I guess that JP Morgan is hoping to turn around this Bear market.
3-17-2008 @ 4:53PM
william lindblad said...
Deja Vue? Suggested reading - J.P. Morgan (in the flesh) and the banks, ca. 1909. As time goes by, the current seems to be similar, however this is on a grand scale in comparison. So far, the casualty list includes Northern Rock, Bear Sterns, a few European banks and one in Ireland. Granted conditions vary, but all have had some kind of government intervention. Citicorp & Countrywide are making it on private. Throw in the bond, hedge funds and the MMA's that have trouble and it is pretty obvious that all is far from known. Of late the stock market is having some wild swings but generally manages to turn upward in the last hour. Is this investor optimisim or is it stabilization buying. I assume some of this is corporations buying their own as this would be good sense given the falling dollar and many are cash heavy. The Fed is going to cut again and the dollar slide is a foregone conclusion. Buyback programs are going into high gear as most stocks are at lows. The big question is how long before this reaches the practical end and the market moves lower and at this point, does foreign investment stay - or take flight?
3-17-2008 @ 7:02PM
argyleeagle said...
Serves the greedy Bear Stearns bastards right. They deserve to go under. Karma is hell, Bear Stearns - turnabout is fair play , and I am getting the last laugh !
3-24-2008 @ 4:17AM
B. Harrison said...
The basic principle of the "free market economy" is that those who take the risks, bear the results (profit or loss).

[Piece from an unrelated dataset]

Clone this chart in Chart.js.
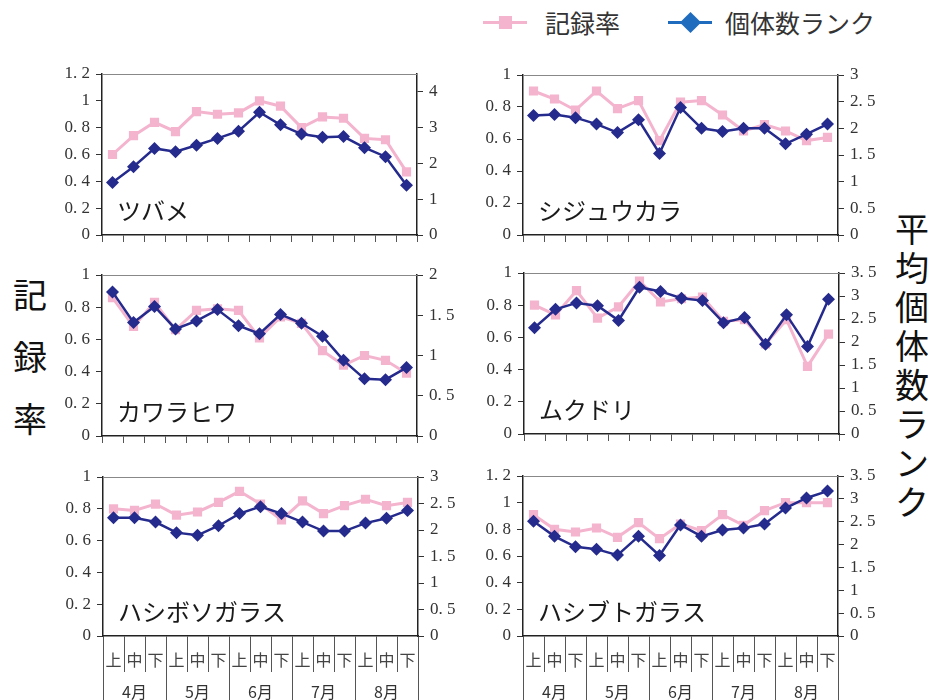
<!DOCTYPE html>
<html><head><meta charset="utf-8">
<script src="https://cdn.jsdelivr.net/npm/chart.js@4.4.1/dist/chart.umd.min.js"></script>
<style>
body{margin:0;background:#fff;width:928px;height:700px;overflow:hidden;position:relative;font-family:"Noto Sans CJK JP",sans-serif;}
canvas{position:absolute;}
.vt{position:absolute;text-align:center;color:#111;font-family:"Noto Sans CJK JP";}
.lg{position:absolute;font-family:"Noto Sans CJK JP";font-size:25px;color:#333;line-height:30px;}
.ln{position:absolute;height:3px;}
.mk{position:absolute;}
</style></head><body>
<div class="vt" style="left:10px;top:263px;width:40px;font-size:34px;line-height:62px;">記<br>録<br>率</div>
<div class="vt" style="left:892px;top:208px;width:40px;font-size:34px;line-height:39px;">平<br>均<br>個<br>体<br>数<br>ラ<br>ン<br>ク</div>
<div class="ln" style="left:483px;top:21px;width:44px;background:#F4B4CE;"></div>
<div class="mk" style="left:499px;top:16px;width:13px;height:13px;background:#F4B4CE;"></div>
<div class="lg" style="left:545px;top:7px;">記録率</div>
<div class="ln" style="left:668px;top:21px;width:44px;background:#1F6CBF;"></div>
<div class="mk" style="left:683px;top:15px;width:15px;height:15px;background:#1F6CBF;transform:rotate(45deg);"></div>
<div class="lg" style="left:725px;top:7px;">個体数ランク</div>
<script>
const months = ['4月','5月','6月','7月','8月'];
const thirds = ['上','中','下'];
const categories = months.flatMap(() => thirds);

const tsubameRate    = [0.60,0.74,0.84,0.77,0.92,0.90,0.91,1.00,0.96,0.80,0.88,0.87,0.72,0.71,0.47];
const tsubameRank    = [1.47,1.91,2.42,2.33,2.51,2.70,2.90,3.43,3.08,2.82,2.73,2.75,2.44,2.19,1.39];
const shijukaraRate  = [0.90,0.85,0.78,0.90,0.79,0.84,0.59,0.83,0.84,0.75,0.65,0.69,0.65,0.59,0.61];
const shijukaraRank  = [2.24,2.26,2.20,2.08,1.92,2.16,1.53,2.39,2.00,1.94,2.00,2.00,1.71,1.89,2.08];
const kawarahiwaRate = [0.86,0.68,0.83,0.66,0.78,0.79,0.78,0.61,0.74,0.70,0.53,0.44,0.50,0.47,0.39];
const kawarahiwaRank = [1.79,1.41,1.61,1.33,1.43,1.57,1.37,1.27,1.51,1.40,1.24,0.94,0.71,0.70,0.85];
const mukudoriRate   = [0.80,0.74,0.89,0.72,0.79,0.95,0.82,0.84,0.85,0.70,0.71,0.56,0.71,0.42,0.62];
const mukudoriRank   = [2.31,2.71,2.85,2.79,2.47,3.19,3.10,2.95,2.90,2.42,2.53,1.95,2.59,1.90,2.93];
const hashibosoRate  = [0.80,0.79,0.83,0.76,0.78,0.84,0.91,0.83,0.73,0.85,0.77,0.82,0.86,0.82,0.84];
const hashibosoRank  = [2.23,2.23,2.15,1.95,1.90,2.08,2.31,2.44,2.31,2.15,1.98,1.98,2.13,2.22,2.37];
const hashibutoRate  = [0.91,0.80,0.78,0.81,0.74,0.85,0.73,0.84,0.79,0.91,0.83,0.94,1.00,1.00,1.00];
const hashibutoRank  = [2.51,2.18,1.95,1.90,1.77,2.18,1.76,2.43,2.18,2.32,2.36,2.45,2.80,3.02,3.17];

const seriesNames = ['記録率','個体数ランク'];

const panels = [
  {name:'ツバメ',        rate:tsubameRate,    rank:tsubameRank,    lMax:1.2, lStep:0.2, rMax:4.5, rStep:1,   rTop:4,   l:102, t:74,  b:235, last:false},
  {name:'シジュウカラ',  rate:shijukaraRate,  rank:shijukaraRank,  lMax:1,   lStep:0.2, rMax:3,   rStep:0.5, rTop:3,   l:523, t:75,  b:235, last:false},
  {name:'カワラヒワ',    rate:kawarahiwaRate, rank:kawarahiwaRank, lMax:1,   lStep:0.2, rMax:2,   rStep:0.5, rTop:2,   l:102, t:275, b:436, last:false},
  {name:'ムクドリ',      rate:mukudoriRate,   rank:mukudoriRank,   lMax:1,   lStep:0.2, rMax:3.5, rStep:0.5, rTop:3.5, l:524, t:273, b:434, last:false},
  {name:'ハシボソガラス',rate:hashibosoRate,  rank:hashibosoRank,  lMax:1,   lStep:0.2, rMax:3,   rStep:0.5, rTop:3,   l:103, t:477, b:636, last:true},
  {name:'ハシブトガラス',rate:hashibutoRate,  rank:hashibutoRank,  lMax:1.2, lStep:0.2, rMax:3.5, rStep:0.5, rTop:3.5, l:523, t:476, b:636, last:true}
];

const PINK = '#F4B4CE', NAVY = '#252A8D';
function fmt(v){ const r = Math.round(v*10)/10; if (Number.isInteger(r)) return String(r); return r.toFixed(1).replace('.', '. '); }
function zeroPad(s){ s.paddingTop = 0; s.paddingBottom = 0; s.paddingLeft = 0; s.paddingRight = 0; }

const frameAndLabel = {
  id:'frameAndLabel',
  beforeDatasetsDraw(chart, args, opts){
    const {ctx, chartArea:a} = chart;
    ctx.save();
    ctx.strokeStyle = '#888'; ctx.lineWidth = 1;
    ctx.beginPath(); ctx.moveTo(a.left, a.top+0.5); ctx.lineTo(a.right, a.top+0.5); ctx.stroke();
    ctx.fillStyle = '#1a1a1a';
    ctx.font = '24px "Noto Sans CJK JP"';
    ctx.textBaseline = 'middle';
    ctx.fillText(opts.text, a.left + 15, a.bottom - 24);
    ctx.restore();
  }
};

const PADL = 50, PADT = 12, W = 315;
panels.forEach(p => {
  const xh = p.last ? 64 : 12;
  const cv = document.createElement('canvas');
  const cw = W + 2*PADL, ch = (p.b - p.t) + PADT + xh;
  cv.width = cw; cv.height = ch;
  cv.style.left = (p.l - PADL) + 'px'; cv.style.top = (p.t - PADT) + 'px';
  cv.style.width = cw + 'px'; cv.style.height = ch + 'px';
  document.body.appendChild(cv);

  const scales = {
    x: {
      type:'category', labels: categories, offset:true, position:'bottom', weight:0,
      grid:{offset:true, drawOnChartArea:false, drawTicks:true, tickLength: p.last ? 36 : 7, color:'#555', lineWidth:1},
      border:{display:true, color:'#222', width:1.5},
      ticks:{display:p.last, autoSkip:false, maxRotation:0, padding:-22, color:'#444', font:{family:'"Noto Sans CJK JP"', size:16}},
      afterFit: s => { s.height = p.last ? 36 : 12; zeroPad(s); }
    },
    y: {
      type:'linear', position:'left', min:0, max:p.lMax,
      grid:{drawOnChartArea:false, tickLength:6, color:'#333'},
      border:{color:'#222', width:1.5},
      ticks:{stepSize:p.lStep, autoSkip:false, maxTicksLimit:50, padding:6, color:'#333', font:{family:'Liberation Serif', size:17}, callback: v => fmt(v)},
      afterFit: s => { s.width = PADL; zeroPad(s); }
    },
    y1: {
      type:'linear', position:'right', min:0, max:p.rMax,
      grid:{drawOnChartArea:false, tickLength:6, color:'#333'},
      border:{color:'#222', width:1.5},
      ticks:{stepSize:p.rStep, autoSkip:false, maxTicksLimit:50, includeBounds:false, padding:6, color:'#333', font:{family:'Liberation Serif', size:17}, callback: v => fmt(v)},
      afterBuildTicks: s => { s.ticks = s.ticks.filter(t => t.value <= p.rTop + 1e-9); },
      afterFit: s => { s.width = PADL; zeroPad(s); }
    }
  };
  if (p.last) {
    scales.x2 = {
      type:'category', labels: months, offset:true, position:'bottom', weight:1,
      grid:{offset:true, drawOnChartArea:false, drawTicks:true, tickLength:30, color:'#555', lineWidth:1},
      border:{display:false},
      ticks:{autoSkip:false, maxRotation:0, padding:-20, color:'#333', font:{family:'"Noto Sans CJK JP"', size:16}},
      afterFit: s => { s.height = 28; zeroPad(s); }
    };
  }

  new Chart(cv, {
    type:'line',
    data:{
      labels: categories,
      datasets:[
        {label:seriesNames[0], data:p.rate, yAxisID:'y', xAxisID:'x', order:2,
         borderColor:PINK, backgroundColor:PINK, borderWidth:3, pointStyle:'rect', pointRadius:6.5, pointBorderWidth:0, tension:0},
        {label:seriesNames[1], data:p.rank, yAxisID:'y1', xAxisID:'x', order:1,
         borderColor:NAVY, backgroundColor:NAVY, borderWidth:2.5, pointStyle:'rectRot', pointRadius:6.5, pointBorderWidth:0, tension:0}
      ]
    },
    options:{
      responsive:false, animation:false, devicePixelRatio:1,
      layout:{padding:{top:PADT, left:0, right:0, bottom:0}},
      plugins:{legend:{display:false}, tooltip:{enabled:false}, frameAndLabel:{text:p.name}},
      scales
    },
    plugins:[frameAndLabel]
  });
});
</script>
</body></html>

A taxpayer "bailout" of this affair is totally unconscionable. JP Morgan Chase is certainly NOT ENTITLED to a tax payer subsidized "windfall profit" in their "purchase of Bear Stearns for a $2.00 per share pittance . . . and that isn't even for cash; it was for a "stock trade value".
Bear sterns should simply be put into bankruptcy; and let the chips fall where they may.
The principle of the "free market economy" are either valid in good times and bad times . . . or it is merely a political tool being used by the financially irresponsible.